◆ **Instructions for the task**:
Repeat only the lines running from the beginning of the material through the line that contains "smoke_high = [157.0, 150.0]".

◆ **Recorded data**:
** Begin **

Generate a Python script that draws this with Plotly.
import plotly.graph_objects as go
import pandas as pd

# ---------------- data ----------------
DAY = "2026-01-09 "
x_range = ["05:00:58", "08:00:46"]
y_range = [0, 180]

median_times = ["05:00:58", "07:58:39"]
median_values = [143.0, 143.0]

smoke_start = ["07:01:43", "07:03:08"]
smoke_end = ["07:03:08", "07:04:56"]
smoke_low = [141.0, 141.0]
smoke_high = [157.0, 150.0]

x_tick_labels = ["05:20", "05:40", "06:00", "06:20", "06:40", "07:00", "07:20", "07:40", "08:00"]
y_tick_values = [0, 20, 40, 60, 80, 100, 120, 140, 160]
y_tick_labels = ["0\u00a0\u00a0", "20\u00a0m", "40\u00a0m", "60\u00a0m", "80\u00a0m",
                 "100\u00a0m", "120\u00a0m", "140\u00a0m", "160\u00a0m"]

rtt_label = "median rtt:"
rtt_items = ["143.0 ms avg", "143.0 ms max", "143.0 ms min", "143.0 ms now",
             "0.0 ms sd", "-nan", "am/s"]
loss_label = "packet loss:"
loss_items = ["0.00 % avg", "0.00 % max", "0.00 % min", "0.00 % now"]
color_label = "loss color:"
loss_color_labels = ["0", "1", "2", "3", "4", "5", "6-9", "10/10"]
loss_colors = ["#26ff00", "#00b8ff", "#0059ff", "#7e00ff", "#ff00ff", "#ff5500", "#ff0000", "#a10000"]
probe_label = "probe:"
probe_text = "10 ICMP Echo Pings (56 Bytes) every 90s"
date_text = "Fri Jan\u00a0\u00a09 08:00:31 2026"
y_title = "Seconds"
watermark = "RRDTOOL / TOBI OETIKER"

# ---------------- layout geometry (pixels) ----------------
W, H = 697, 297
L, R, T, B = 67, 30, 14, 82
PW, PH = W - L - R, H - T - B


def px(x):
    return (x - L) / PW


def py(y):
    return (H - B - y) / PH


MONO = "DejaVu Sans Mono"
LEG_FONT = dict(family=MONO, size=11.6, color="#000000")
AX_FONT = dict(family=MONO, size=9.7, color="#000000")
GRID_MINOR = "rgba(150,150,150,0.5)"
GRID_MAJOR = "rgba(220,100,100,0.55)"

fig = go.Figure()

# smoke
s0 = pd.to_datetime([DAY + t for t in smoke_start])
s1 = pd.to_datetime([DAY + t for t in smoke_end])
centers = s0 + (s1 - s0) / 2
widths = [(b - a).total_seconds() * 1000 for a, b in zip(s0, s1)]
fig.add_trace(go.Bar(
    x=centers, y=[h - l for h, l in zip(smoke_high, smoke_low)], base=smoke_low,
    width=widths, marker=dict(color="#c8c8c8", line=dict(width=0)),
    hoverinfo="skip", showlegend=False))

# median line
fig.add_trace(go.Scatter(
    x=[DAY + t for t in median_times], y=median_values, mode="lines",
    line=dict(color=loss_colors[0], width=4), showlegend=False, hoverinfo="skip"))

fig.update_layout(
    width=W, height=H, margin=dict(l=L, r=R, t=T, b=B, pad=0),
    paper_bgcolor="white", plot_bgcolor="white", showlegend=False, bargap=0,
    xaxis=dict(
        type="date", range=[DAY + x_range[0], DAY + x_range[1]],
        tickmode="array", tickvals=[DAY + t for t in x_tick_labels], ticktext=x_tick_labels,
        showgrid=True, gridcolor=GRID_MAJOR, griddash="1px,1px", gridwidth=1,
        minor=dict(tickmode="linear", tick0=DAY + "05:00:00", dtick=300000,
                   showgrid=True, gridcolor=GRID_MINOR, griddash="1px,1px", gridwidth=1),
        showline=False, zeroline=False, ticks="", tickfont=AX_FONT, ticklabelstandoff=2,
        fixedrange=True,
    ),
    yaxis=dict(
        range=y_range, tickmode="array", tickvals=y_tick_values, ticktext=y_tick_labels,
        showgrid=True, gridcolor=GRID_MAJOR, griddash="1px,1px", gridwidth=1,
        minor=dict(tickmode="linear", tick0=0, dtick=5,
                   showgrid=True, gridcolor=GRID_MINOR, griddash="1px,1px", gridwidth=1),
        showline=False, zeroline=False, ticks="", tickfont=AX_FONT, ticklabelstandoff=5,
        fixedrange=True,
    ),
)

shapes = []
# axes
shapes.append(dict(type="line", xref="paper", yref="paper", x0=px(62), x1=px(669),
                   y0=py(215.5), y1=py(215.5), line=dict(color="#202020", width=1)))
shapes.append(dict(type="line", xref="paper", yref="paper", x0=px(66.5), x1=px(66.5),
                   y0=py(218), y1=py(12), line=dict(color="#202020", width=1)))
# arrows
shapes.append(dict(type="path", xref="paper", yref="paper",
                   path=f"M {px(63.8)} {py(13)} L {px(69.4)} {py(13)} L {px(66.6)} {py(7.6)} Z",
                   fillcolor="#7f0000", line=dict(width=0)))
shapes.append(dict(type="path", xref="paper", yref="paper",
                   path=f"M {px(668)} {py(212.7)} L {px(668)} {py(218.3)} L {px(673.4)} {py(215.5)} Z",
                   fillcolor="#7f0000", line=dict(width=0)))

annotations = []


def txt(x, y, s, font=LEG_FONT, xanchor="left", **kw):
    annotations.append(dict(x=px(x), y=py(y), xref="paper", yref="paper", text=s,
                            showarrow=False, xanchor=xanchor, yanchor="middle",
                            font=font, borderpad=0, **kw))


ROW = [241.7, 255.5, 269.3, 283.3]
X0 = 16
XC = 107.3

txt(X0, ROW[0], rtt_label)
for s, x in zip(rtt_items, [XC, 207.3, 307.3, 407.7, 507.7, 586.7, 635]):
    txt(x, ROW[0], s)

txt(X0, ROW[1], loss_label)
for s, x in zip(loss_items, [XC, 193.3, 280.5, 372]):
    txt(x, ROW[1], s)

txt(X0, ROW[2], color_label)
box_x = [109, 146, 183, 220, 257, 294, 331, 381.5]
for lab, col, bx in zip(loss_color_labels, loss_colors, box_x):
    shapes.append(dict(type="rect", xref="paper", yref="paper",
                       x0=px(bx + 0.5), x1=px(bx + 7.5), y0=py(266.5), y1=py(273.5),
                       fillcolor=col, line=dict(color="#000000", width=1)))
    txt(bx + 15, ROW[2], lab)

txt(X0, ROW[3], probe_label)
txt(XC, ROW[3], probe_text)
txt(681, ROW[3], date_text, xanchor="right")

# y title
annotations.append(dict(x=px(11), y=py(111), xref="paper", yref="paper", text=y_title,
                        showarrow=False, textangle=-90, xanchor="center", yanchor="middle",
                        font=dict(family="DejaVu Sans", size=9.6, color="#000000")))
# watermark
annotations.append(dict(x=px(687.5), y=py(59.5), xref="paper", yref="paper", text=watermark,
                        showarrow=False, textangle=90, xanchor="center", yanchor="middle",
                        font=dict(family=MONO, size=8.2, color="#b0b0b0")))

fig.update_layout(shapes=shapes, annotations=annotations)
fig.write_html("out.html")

** End **

◆ **Full solution**:
Generate a Python script that draws this with Plotly.
import plotly.graph_objects as go
import pandas as pd

# ---------------- data ----------------
DAY = "2026-01-09 "
x_range = ["05:00:58", "08:00:46"]
y_range = [0, 180]

median_times = ["05:00:58", "07:58:39"]
median_values = [143.0, 143.0]

smoke_start = ["07:01:43", "07:03:08"]
smoke_end = ["07:03:08", "07:04:56"]
smoke_low = [141.0, 141.0]
smoke_high = [157.0, 150.0]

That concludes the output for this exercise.